時を同じくして08年、秘匿性を誇るPBにメスが入る事件が起こった。タックスヘイブンのリヒテンシュタインにあるPB元職員が、約1400件分の顧客情報を持ち出し、ドイツなど数カ国の当局に提供。ドイツは自国の資産家ら150人以上を脱税容疑で強制捜査したのだ。

矛先は、隣国のスイスにも向かった。数カ月後、クレディと並ぶPBの名門、UBSの米国関連法人の幹部を、米連邦捜査局(FBI)が脱税幇助容疑で逮捕。これを受け、米内国歳入庁(IRS)は、UBSが米国内で組織的に顧客の脱税工作に加担していたと判断し、脱税の疑いがある米国人の口座記録の提出をUBSに要求した。

租税回避地から極秘情報

年が明けて09年2月、UBSの「おうかがい」を受けたスイス政府は、UBSの米国人口座約300件分を米側に情報提供することに同意せざるを得なかった。ところがIRSはさらに約5万2千件の顧客情報の提供を求め、応じなければ米国でのUBSの免許取り消しやスイスの本社幹部の訴追もあり得るなどと迫った。現在も最終決着に至っていないが、スイス側は大きく譲歩せざるを得ない状況に追い込まれているようだ。

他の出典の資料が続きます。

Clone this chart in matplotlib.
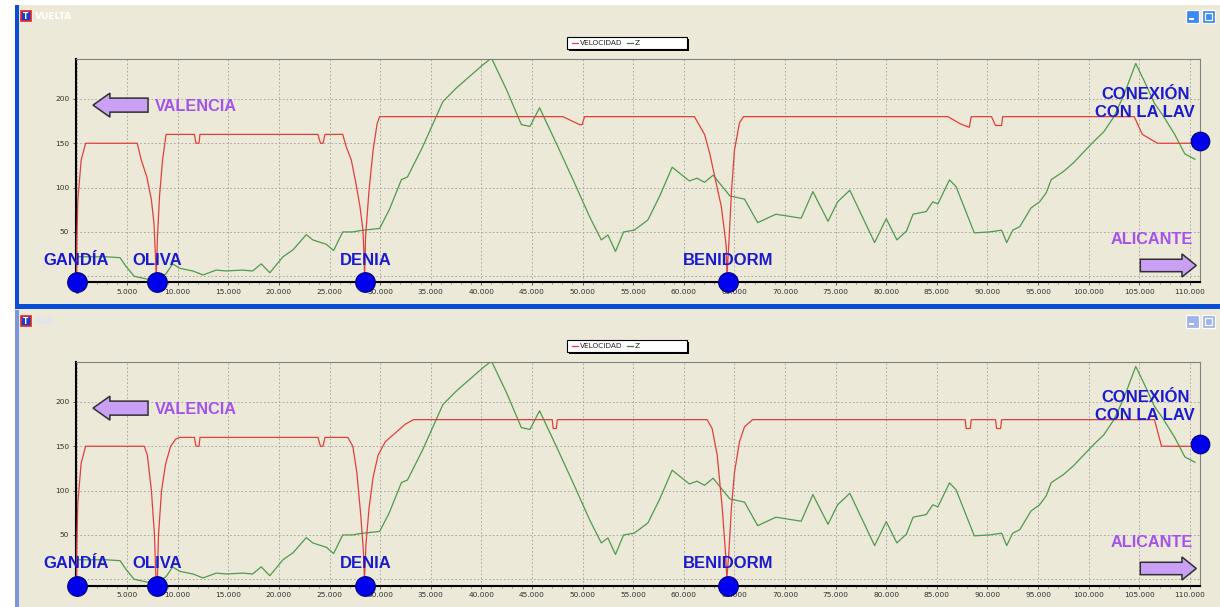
import matplotlib
matplotlib.use("Agg")
import matplotlib.pyplot as plt
import numpy as np
from matplotlib.patches import Rectangle, FancyArrow
from matplotlib.ticker import FuncFormatter, MultipleLocator
from matplotlib.colors import to_rgb

# --- datos ---------------------------------------------------------------
# velocidad VUELTA (km/h) frente a PK (m)
vuelta_pk = [0, 30, 130, 460, 900, 6000, 6400, 6950, 7400, 7650, 7800, 7880,
             8000, 8200, 8500, 8850, 11650, 11800, 12100, 12200, 23850, 24100,
             24350, 24550, 26300, 26650, 27150, 27600, 28000, 28300, 28420,
             28460, 28560, 28900, 29300, 29700, 29950, 48050, 49700, 49950,
             50200, 61050, 62050, 62550, 63200, 63700, 64000, 64200, 64260,
             64450, 64700, 65000, 65500, 65900, 86100, 87300, 88200, 88400,
             90400, 90800, 91400, 91500, 104500, 105300, 106800, 110500]
vuelta_vel = [0, 40, 86, 131, 150, 150, 131, 112, 86, 60, 22, 0,
              45, 90, 131, 160, 160, 150, 150, 160, 160, 150,
              150, 160, 160, 146, 131, 105, 79, 52, 20,
              0, 45, 97, 142, 172, 180, 180, 171, 171,
              180, 180, 160, 139, 105, 79, 52, 33, 0,
              37, 94, 142, 173, 180, 180, 172, 168, 180,
              180, 170, 170, 180, 180, 160, 150, 150]

# velocidad IDA (km/h)
ida_pk = [0, 30, 130, 460, 900, 6700, 7000, 7400, 7700, 7850, 7990, 8100,
          8400, 8800, 9300, 9800, 10200, 11650, 11800, 12100, 12200, 23850,
          24100, 24350, 24550, 26800, 27300, 27700, 28100, 28350, 28450,
          28600, 28900, 29300, 29800, 30500, 31500, 32500, 33300, 47000,
          47100, 47400, 47500, 62300, 62800, 63300, 63800, 64150, 64250,
          64450, 64700, 65000, 65500, 66000, 66800, 87800, 87900, 88300,
          88400, 90800, 90900, 91300, 91400, 106500, 107200, 110500]
ida_vel = [0, 40, 86, 131, 150, 150, 140, 100, 50, 0, 0, 50,
           100, 130, 150, 158, 160, 160, 150, 150, 160, 160,
           150, 150, 160, 160, 150, 120, 70, 30, 0,
           40, 80, 115, 140, 155, 165, 175, 180, 180,
           170, 170, 180, 180, 170, 140, 80, 25, 0,
           30, 80, 120, 155, 172, 180, 180, 170, 170,
           180, 180, 170, 170, 180, 180, 150, 150]

# cota Z (m)
z_pk = [0, 2900, 4300, 4900, 5700, 6900, 7900, 8850, 9500, 10200, 11500,
        12500, 13800, 14800, 16400, 17400, 18250, 19100, 20400, 21400, 22700,
        23350, 24700, 25400, 26300, 27300, 28000, 29950, 30900, 32100, 32700,
        34200, 36200, 37500, 39200, 40150, 41000, 42500, 43950, 44800, 45750,
        47400, 49050, 50700, 51850, 52500, 53250, 54050, 55100, 56450, 57600,
        58850, 60550, 61300, 62050, 62900, 64550, 66000, 67300, 69100, 71600,
        72750, 74250, 75200, 76400, 78850, 80000, 81050, 82000, 82650, 83950,
        84600, 85100, 86250, 86900, 88700, 90200, 91400, 91900, 92500, 93200,
        94300, 95150, 95800, 96300, 97500, 98500, 99500, 100500, 101500,
        102500, 103500, 104650, 105500, 106500, 107300, 108500, 109500, 110500]
z_cota = [22, 22, 21, 11, 0, -3, -4, 3, 14, 9, 6,
          1.5, 7, 6, 7, 6, 14, 4, 22, 30, 47,
          41, 36, 29, 50, 50, 51.5, 54, 75, 109, 112,
          146, 197, 212, 229, 238.5, 246, 210, 171, 169, 190,
          150, 109, 67, 41, 46.6, 28, 50, 52, 63.5, 90,
          123, 107.5, 110.6, 106, 114, 90.6, 87, 60.5, 70, 65.5,
          95.5, 62, 84, 97, 38, 65, 41, 51, 70, 73,
          84, 81.6, 108.7, 101, 49, 50, 52, 38, 52, 56,
          77, 84, 94, 109, 118, 128, 140, 152, 163,
          180, 205, 240, 220, 195, 182, 160, 138, 132]

estaciones = ["GANDÍA", "OLIVA", "DENIA", "BENIDORM"]
estaciones_pk = [0, 7950, 28550, 64400]
conexion_pk, conexion_vel = 110950, 152

W, H = 1220, 607
BEIGE = "#ECE9D8"
AZUL_TXT = "#1A1AD0"
MORADO = "#A452EE"

fig = plt.figure(figsize=(W / 100, H / 100), dpi=100)
fig.patch.set_facecolor("white")

# capa de fondo en pixeles: marcos de ventana
bg = fig.add_axes([0, 0, 1, 1])
bg.axis("off")


def gradiente(stops, n=40):
    pos = [s[0] for s in stops]
    cols = np.array([to_rgb(s[1]) for s in stops])
    t = np.linspace(0, 1, n)
    g = np.stack([np.interp(t, pos, cols[:, k]) for k in range(3)], axis=1)
    return g[:, None, :]


activo = [(0, "#5AA2FA"), (0.15, "#1E70F2"), (0.5, "#0A5AE4"), (0.85, "#0850D8"), (1, "#0A46C6")]
inactivo = [(0, "#A5BBEE"), (0.25, "#8AA4E6"), (0.6, "#7A96DF"), (1, "#93AAE6")]

# ventana VUELTA
bg.add_patch(Rectangle((15, 5), W - 15, 305, fc=BEIGE, ec="none"))
bg.imshow(gradiente(activo), extent=(15, W, 27, 5), aspect="auto")
bg.add_patch(Rectangle((15, 5), 4, 304, fc="#0A4ED8", ec="none"))
bg.add_patch(Rectangle((15, 304), W - 15, 5, fc="#0A4ED8", ec="none"))
# ventana IDA
bg.add_patch(Rectangle((15, 310), W - 15, H - 310, fc=BEIGE, ec="none"))
bg.imshow(gradiente(inactivo), extent=(15, W, 331, 310), aspect="auto")
bg.add_patch(Rectangle((15, 310), 4, H - 310, fc="#7A96DF", ec="none"))

for y0, titulo, col_t, col_b in [(5, "VUELTA", "white", "#3C8AF2"),
                                 (310, "IDA", "#DCE4F8", "#9FB4EC")]:
    bg.add_patch(Rectangle((21, y0 + 6), 10, 10, fc="#1E3CC8", ec="#E02828", lw=1.2))
    bg.text(26, y0 + 11.5, "T", color="white", fontsize=5.5, fontweight="bold",
            ha="center", va="center")
    bg.text(35, y0 + 11.5, titulo, color=col_t, fontsize=6.5, fontweight="bold",
            va="center", family="DejaVu Sans")
    for bx in (1186, 1202):
        bg.add_patch(Rectangle((bx, y0 + 5), 13, 13, fc=col_b, ec="white", lw=0.9))
    bg.add_patch(Rectangle((1189, y0 + 13), 5, 2, fc="white", ec="none"))
    bg.add_patch(Rectangle((1205, y0 + 8), 7, 7, fc="none", ec="white", lw=0.9))

# leyendas (recuadro con sombra)
for ly in (37, 340):
    bg.add_patch(Rectangle((569, ly + 2), 120, 12, fc="black", ec="none"))
    bg.add_patch(Rectangle((567, ly), 120, 12, fc="white", ec="black", lw=0.8))
    bg.plot([572, 578], [ly + 6, ly + 6], color="#E0403C", lw=0.9)
    bg.text(580, ly + 6.3, "VELOCIDAD", fontsize=5.3, va="center", color="#202020")
    bg.plot([627, 633], [ly + 6, ly + 6], color="#3A7A3A", lw=0.9)
    bg.text(635, ly + 6.3, "Z", fontsize=5.3, va="center", color="#202020")

bg.set_xlim(0, W)
bg.set_ylim(H, 0)


def px_axes(x0, y0, x1, y1):
    return fig.add_axes([x0 / W, 1 - y1 / H, (x1 - x0) / W, (y1 - y0) / H])


def panel(ax, pk, vel):
    ax.set_facecolor(BEIGE)
    ax.plot(z_pk, z_cota, color="#4E9A4E", lw=0.9, zorder=3)
    ax.plot(pk, vel, color="#E0403C", lw=0.9, zorder=3)
    ax.set_xlim(-100, 110950)
    ax.set_ylim(-7, 245)
    base = ax.get_ylim()[0]

    ax.xaxis.set_major_locator(MultipleLocator(5000))
    ax.xaxis.set_minor_locator(MultipleLocator(1000))
    ax.xaxis.set_major_formatter(FuncFormatter(lambda v, p: f"{int(v):,}".replace(",", ".")))
    ax.set_yticks([0, 50, 100, 150, 200])
    ax.set_yticklabels(["", "50", "100", "150", "200"])
    ax.tick_params(axis="both", which="major", labelsize=5.3, labelcolor="#303030",
                   length=2.5, width=0.6, color="#404040", pad=2)
    ax.tick_params(axis="x", which="minor", length=1.5, width=0.5, color="#606060")
    ax.grid(True, which="major", ls=(0, (2, 2.5)), color="#A0A0A0", lw=0.6)
    ax.set_axisbelow(True)
    for s in ("left", "bottom"):
        ax.spines[s].set_color("black")
        ax.spines[s].set_linewidth(1.5)
    for s in ("top", "right"):
        ax.spines[s].set_color("#808080")
        ax.spines[s].set_linewidth(0.8)

    # estaciones
    ax.scatter(estaciones_pk, [base] * len(estaciones_pk), s=200, c="#0000EE",
               edgecolors="#000070", linewidths=0.8, zorder=6, clip_on=False)
    for nombre, x in zip(estaciones, estaciones_pk):
        ax.annotate(nombre, (x, base), xytext=(0, 15.8), textcoords="offset points",
                    ha="center", va="center", fontsize=12, fontweight="bold",
                    color=AZUL_TXT, family="Liberation Sans", zorder=7)
    ax.scatter([conexion_pk], [conexion_vel], s=180, c="#0000EE",
               edgecolors="#000070", linewidths=0.8, zorder=6, clip_on=False)
    ax.text(105580, 205, "CONEXIÓN", ha="center", va="center", fontsize=12,
            fontweight="bold", color=AZUL_TXT, family="Liberation Sans", zorder=7)
    ax.text(105580, 184.5, "CON LA LAV", ha="center", va="center", fontsize=12,
            fontweight="bold", color=AZUL_TXT, family="Liberation Sans", zorder=7)

    # destinos
    ax.add_patch(FancyArrow(7065, 193, -5435, 0, width=15.8, head_width=27,
                            head_length=1670, length_includes_head=True,
                            fc="#C9A0F5", ec="#303030", lw=1.1, zorder=6))
    ax.text(7760, 192, "VALENCIA", ha="left", va="center", fontsize=11.7,
            fontweight="bold", color=MORADO, family="Liberation Sans", zorder=7)
    ax.add_patch(FancyArrow(105100, 12.2, 5530, 0, width=14, head_width=26,
                            head_length=1413, length_includes_head=True,
                            fc="#C9A0F5", ec="#303030", lw=1.1, zorder=6,
                            clip_on=False))
    ax.text(110330, 42, "ALICANTE", ha="right", va="center", fontsize=11.7,
            fontweight="bold", color=MORADO, family="Liberation Sans", zorder=7)


ax_vuelta = px_axes(75.5, 59, 1199.5, 282.5)
panel(ax_vuelta, vuelta_pk, vuelta_vel)

ax_ida = px_axes(75.5, 362, 1199.5, 585.5)
panel(ax_ida, ida_pk, ida_vel)

fig.savefig("out.png", dpi=100, facecolor=fig.get_facecolor())
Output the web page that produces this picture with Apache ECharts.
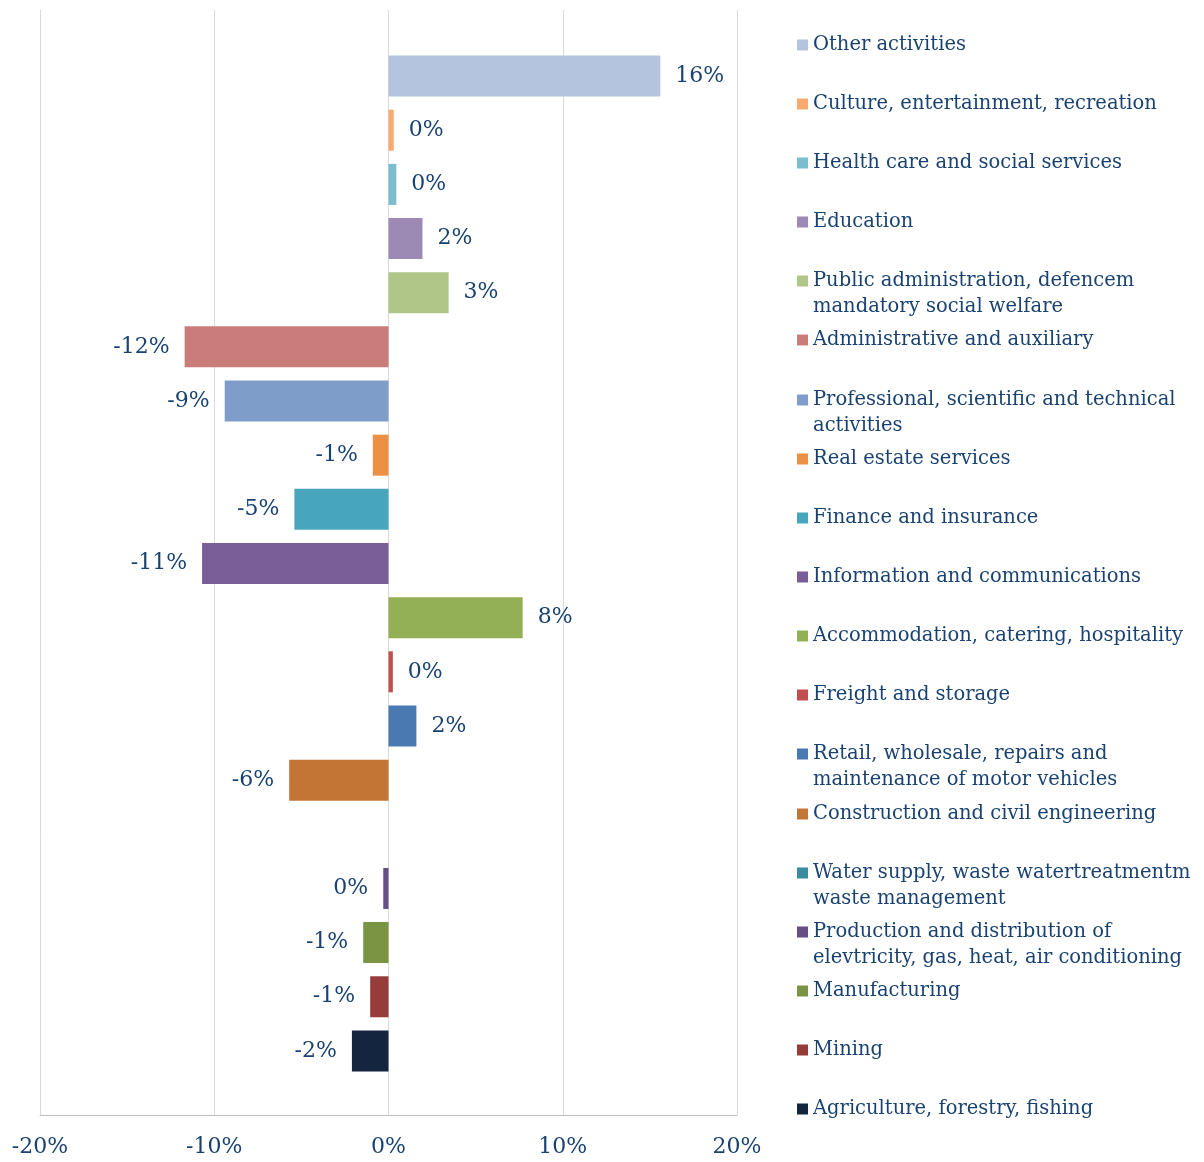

一方、IRSや欧州の当局ほど強力な権限を持たない日本の国税当局は、水面下で各国と歩調を合わせるかのように、情報収集や摘発を進めているようだ。

タックスヘイブンと数えられるシンガポール、バミューダ諸島、ルクセンブルク――。昨年から今年にかけ、相次いで租税条約・協定の締結や改定が実現している。

「表面的には二重課税の防止が目的だが、租税条約の重要な目的は水面下での情報交換。日本から送金すると『足がつく』ため、PBの顧客になるような我が国の富裕層は、こうしたタックスヘイブン経由で欧州などに送金することが多い。日本人の不審な送金記録を提供してもらえれば、脱税の摘発につなげられる」。財務省幹部はそう解説する。

今後は、これまで「ブラックボックス」だったタックスヘイブンからも、日本人とおぼしき口座の所有者の名前や利子、配当など「極秘情報」が国税庁に届くことになりそうだ。

さらに、日本に拠点を持つ外資系金融機関関係者の間で話題になっているのが、国税当局が極秘に進めているとされる「税務調査」だ。これは金融機関自体の法人税について調べるのではなく、金融機関が抱える顧客の口座情報やファンドへの出資情報などについて資料提供を求めるものだという。権限が及ばない本国から情報が取れないのであれば、日本国内の拠点でプレッシャーをかけるという発想らしい。

100人超の申告漏れが発覚したクレディ・スイスも、国税当局が社員へのストックオプションの権利付与情報を入手したことで、端緒をつかんだ可能性が高い。申告漏れと指摘された金額は総額20億円超になるという。

富裕層への包囲網が徐々に狭まっているようだ。「身に覚え」のある人は、今からでも税務署に駆け込むほうがいいかも知れない。